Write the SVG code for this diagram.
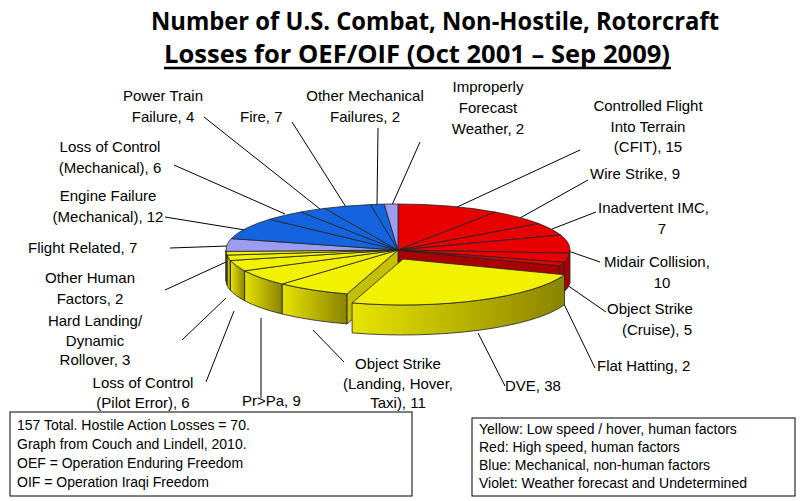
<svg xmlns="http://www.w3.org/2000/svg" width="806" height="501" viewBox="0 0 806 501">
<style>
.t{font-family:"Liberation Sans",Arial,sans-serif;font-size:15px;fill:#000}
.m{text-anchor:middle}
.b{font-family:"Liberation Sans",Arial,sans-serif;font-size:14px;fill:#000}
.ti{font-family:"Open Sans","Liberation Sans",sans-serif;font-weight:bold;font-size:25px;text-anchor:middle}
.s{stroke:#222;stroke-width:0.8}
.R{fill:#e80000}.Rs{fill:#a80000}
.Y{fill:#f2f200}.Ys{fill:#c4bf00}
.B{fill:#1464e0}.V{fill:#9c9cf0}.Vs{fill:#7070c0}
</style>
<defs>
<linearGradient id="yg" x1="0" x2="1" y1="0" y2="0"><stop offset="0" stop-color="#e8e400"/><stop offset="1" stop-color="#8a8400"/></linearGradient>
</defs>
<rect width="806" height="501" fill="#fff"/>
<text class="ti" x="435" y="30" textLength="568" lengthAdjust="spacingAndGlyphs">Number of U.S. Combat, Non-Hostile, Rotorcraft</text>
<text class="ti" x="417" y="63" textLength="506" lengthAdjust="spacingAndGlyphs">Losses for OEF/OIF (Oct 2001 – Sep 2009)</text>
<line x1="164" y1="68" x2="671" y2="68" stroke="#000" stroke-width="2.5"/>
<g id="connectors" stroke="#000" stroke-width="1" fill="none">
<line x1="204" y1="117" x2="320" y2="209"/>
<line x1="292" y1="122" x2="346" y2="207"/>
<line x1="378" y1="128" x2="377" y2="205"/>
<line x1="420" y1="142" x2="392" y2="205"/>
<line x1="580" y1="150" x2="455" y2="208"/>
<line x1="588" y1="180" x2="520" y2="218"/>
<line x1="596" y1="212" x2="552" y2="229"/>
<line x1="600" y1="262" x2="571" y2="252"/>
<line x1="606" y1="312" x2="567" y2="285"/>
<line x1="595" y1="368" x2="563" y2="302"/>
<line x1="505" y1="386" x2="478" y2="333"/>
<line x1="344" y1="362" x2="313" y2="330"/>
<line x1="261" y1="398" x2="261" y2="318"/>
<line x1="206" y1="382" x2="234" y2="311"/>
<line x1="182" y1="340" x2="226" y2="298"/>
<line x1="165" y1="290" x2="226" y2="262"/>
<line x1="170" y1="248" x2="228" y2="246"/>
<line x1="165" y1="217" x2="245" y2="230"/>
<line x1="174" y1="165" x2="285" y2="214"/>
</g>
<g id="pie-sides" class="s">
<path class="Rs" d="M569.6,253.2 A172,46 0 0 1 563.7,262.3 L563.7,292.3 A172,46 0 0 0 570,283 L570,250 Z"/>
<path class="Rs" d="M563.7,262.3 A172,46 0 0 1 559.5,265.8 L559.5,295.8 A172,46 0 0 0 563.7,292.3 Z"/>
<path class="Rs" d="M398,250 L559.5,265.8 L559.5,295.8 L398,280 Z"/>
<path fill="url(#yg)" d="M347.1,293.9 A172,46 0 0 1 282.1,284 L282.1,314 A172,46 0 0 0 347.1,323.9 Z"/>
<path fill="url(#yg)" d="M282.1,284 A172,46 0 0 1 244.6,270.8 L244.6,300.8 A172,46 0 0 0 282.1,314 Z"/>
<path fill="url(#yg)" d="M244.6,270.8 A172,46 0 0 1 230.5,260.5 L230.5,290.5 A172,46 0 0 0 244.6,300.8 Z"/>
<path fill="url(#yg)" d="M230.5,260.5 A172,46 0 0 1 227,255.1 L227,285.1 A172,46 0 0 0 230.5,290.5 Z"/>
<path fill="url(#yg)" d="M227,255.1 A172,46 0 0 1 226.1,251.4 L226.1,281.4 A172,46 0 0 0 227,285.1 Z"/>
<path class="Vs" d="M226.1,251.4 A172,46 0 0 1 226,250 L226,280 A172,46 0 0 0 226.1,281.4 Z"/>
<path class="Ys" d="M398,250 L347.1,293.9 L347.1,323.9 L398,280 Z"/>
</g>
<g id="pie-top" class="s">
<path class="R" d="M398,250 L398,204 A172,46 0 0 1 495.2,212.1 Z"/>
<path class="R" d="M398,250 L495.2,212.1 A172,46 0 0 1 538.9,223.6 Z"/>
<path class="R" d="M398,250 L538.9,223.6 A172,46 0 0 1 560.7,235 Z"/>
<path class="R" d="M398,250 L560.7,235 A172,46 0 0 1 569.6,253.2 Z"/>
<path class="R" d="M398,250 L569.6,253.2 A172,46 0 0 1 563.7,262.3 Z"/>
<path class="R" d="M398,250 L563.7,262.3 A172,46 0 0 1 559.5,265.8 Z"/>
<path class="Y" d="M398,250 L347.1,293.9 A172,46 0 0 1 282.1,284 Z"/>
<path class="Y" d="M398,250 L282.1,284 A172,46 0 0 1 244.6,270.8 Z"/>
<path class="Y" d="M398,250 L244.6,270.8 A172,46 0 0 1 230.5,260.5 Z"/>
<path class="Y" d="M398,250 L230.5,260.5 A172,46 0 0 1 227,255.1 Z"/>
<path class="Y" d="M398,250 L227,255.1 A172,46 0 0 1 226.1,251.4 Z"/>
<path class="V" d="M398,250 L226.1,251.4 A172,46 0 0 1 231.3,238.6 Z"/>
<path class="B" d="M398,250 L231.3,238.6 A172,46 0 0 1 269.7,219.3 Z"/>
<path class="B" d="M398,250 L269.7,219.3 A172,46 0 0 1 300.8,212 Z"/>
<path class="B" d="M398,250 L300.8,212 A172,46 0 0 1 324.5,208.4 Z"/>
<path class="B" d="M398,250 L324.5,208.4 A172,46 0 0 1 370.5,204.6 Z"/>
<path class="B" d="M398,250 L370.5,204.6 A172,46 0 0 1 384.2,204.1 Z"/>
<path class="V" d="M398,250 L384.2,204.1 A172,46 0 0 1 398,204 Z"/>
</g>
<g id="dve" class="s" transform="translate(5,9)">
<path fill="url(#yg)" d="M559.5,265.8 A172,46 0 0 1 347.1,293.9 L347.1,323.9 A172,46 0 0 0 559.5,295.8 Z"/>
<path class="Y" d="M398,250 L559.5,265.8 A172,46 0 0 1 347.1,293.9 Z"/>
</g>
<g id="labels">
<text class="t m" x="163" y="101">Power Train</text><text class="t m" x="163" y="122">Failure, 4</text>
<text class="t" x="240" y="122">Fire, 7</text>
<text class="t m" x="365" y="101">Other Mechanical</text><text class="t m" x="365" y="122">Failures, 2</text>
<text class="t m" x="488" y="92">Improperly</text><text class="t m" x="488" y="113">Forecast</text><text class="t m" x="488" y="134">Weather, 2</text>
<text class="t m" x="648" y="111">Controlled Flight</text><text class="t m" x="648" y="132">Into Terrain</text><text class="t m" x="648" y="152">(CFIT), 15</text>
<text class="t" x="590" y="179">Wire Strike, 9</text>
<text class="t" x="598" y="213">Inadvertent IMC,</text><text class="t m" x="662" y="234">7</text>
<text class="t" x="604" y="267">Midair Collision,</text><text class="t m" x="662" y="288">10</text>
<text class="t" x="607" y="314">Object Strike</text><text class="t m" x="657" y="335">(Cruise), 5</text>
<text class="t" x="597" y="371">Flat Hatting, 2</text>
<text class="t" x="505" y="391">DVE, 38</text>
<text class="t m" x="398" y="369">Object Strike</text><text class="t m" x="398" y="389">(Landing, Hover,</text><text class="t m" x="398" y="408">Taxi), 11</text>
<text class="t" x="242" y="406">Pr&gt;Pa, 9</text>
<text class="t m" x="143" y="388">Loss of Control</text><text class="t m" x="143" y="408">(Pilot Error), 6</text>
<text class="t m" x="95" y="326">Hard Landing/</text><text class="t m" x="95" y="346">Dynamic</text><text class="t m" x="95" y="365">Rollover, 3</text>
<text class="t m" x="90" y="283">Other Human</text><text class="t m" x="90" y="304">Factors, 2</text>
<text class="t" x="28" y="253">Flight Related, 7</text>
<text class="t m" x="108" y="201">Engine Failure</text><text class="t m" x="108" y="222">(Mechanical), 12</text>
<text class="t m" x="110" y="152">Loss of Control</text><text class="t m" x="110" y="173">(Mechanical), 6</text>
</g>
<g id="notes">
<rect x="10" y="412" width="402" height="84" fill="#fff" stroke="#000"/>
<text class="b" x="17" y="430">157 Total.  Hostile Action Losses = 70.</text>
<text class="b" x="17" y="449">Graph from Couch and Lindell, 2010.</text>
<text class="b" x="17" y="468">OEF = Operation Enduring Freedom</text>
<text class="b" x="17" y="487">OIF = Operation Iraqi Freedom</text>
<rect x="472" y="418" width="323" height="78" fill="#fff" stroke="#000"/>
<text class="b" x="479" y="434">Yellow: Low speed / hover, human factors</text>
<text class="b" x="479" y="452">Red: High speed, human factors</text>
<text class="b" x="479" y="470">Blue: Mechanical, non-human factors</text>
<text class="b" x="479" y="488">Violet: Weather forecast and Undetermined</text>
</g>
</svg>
= = = = =
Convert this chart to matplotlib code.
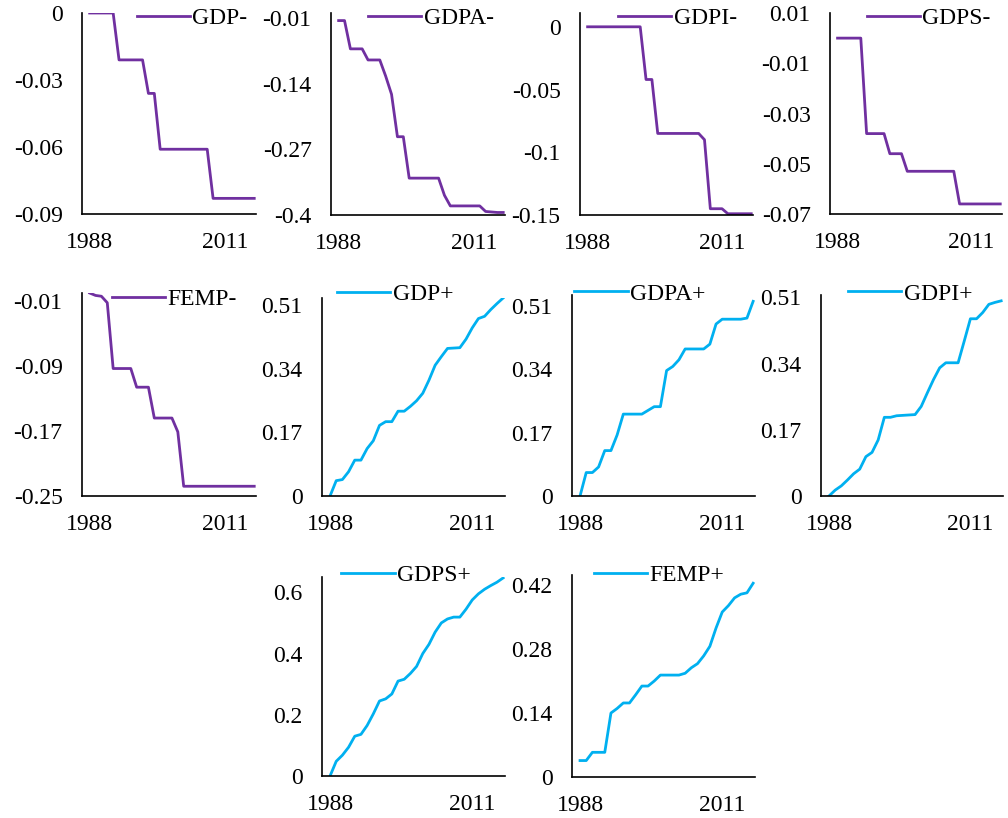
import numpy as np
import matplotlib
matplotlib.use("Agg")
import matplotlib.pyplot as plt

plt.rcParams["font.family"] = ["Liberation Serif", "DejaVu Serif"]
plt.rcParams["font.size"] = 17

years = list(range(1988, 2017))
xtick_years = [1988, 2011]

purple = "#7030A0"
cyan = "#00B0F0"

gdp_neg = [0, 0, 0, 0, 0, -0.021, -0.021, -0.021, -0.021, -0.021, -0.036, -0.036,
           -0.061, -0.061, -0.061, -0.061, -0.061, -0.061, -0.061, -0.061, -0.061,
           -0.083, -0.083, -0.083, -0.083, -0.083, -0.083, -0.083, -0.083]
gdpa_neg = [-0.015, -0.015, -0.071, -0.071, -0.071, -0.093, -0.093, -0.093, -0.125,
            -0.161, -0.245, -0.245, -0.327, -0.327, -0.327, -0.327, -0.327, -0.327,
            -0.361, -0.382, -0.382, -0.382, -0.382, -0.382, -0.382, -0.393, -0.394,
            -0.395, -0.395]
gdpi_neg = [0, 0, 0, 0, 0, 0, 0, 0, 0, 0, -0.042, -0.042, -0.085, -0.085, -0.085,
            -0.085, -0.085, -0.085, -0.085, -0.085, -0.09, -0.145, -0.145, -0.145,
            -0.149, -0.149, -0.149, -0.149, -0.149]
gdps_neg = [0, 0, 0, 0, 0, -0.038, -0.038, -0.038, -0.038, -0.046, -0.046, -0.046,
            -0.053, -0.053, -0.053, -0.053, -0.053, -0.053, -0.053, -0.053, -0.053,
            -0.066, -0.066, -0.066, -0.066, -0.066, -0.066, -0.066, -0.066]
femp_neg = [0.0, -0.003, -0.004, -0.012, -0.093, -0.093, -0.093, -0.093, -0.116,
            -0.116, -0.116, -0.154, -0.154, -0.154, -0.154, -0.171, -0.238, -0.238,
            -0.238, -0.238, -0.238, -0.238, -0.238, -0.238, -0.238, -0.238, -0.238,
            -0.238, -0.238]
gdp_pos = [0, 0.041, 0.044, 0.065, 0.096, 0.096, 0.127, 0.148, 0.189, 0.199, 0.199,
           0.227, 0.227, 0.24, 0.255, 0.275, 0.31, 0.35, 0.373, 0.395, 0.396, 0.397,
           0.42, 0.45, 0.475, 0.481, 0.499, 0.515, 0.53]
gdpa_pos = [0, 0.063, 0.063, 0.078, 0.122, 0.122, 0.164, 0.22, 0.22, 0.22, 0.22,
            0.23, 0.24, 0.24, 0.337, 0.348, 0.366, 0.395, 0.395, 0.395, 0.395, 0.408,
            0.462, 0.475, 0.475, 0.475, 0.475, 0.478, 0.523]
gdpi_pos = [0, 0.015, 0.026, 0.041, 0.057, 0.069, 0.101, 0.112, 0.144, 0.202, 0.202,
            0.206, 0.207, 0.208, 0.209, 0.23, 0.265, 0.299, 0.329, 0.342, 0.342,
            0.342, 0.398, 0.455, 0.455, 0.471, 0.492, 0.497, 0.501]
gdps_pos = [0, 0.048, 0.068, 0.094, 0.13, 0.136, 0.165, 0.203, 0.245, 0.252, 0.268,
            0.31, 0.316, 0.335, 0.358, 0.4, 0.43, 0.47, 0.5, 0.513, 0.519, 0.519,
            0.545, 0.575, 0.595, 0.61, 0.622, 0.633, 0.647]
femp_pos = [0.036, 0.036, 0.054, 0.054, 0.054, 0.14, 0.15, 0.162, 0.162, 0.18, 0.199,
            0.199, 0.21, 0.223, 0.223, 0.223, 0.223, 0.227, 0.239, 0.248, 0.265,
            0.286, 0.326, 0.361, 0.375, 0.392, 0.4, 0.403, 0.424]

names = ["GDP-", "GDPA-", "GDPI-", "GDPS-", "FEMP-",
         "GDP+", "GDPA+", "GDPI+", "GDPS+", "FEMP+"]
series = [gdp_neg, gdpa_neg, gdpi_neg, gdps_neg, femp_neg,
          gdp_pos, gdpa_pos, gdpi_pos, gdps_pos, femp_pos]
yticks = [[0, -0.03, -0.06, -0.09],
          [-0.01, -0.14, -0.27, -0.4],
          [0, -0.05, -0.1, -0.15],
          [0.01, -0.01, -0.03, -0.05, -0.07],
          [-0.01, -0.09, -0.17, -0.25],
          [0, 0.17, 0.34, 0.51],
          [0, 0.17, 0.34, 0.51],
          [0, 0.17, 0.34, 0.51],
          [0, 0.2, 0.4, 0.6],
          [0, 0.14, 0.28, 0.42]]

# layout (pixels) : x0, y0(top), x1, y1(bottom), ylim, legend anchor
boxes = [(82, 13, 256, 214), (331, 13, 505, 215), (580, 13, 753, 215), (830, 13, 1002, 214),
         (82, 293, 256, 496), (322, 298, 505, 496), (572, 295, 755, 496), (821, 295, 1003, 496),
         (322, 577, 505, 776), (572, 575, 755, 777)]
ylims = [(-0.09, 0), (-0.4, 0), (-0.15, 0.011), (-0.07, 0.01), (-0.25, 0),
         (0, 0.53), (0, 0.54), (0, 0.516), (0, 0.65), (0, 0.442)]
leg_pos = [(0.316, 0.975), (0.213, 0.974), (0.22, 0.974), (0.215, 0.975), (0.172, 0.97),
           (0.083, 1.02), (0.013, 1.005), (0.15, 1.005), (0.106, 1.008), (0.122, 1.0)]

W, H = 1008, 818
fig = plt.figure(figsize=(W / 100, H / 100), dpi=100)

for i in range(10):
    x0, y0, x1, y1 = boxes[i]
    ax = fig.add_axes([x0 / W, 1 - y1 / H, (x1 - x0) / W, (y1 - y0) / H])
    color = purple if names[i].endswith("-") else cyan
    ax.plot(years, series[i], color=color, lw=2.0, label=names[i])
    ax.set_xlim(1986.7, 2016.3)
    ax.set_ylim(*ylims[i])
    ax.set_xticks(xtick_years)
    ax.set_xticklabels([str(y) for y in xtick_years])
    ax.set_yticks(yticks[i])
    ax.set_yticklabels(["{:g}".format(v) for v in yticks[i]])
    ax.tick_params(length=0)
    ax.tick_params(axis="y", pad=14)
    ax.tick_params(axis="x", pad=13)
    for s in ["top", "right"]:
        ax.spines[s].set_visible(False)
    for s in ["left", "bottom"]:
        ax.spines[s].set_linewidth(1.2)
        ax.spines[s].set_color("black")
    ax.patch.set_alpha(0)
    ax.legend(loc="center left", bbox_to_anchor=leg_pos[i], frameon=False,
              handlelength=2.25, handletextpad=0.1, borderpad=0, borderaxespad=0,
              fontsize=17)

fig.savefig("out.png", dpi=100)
= = = = =
» **Exercise prompt**: Going through the lines above one by one, tally those with the word "matplotlib" and give only the total.

» **Exercise response**: 4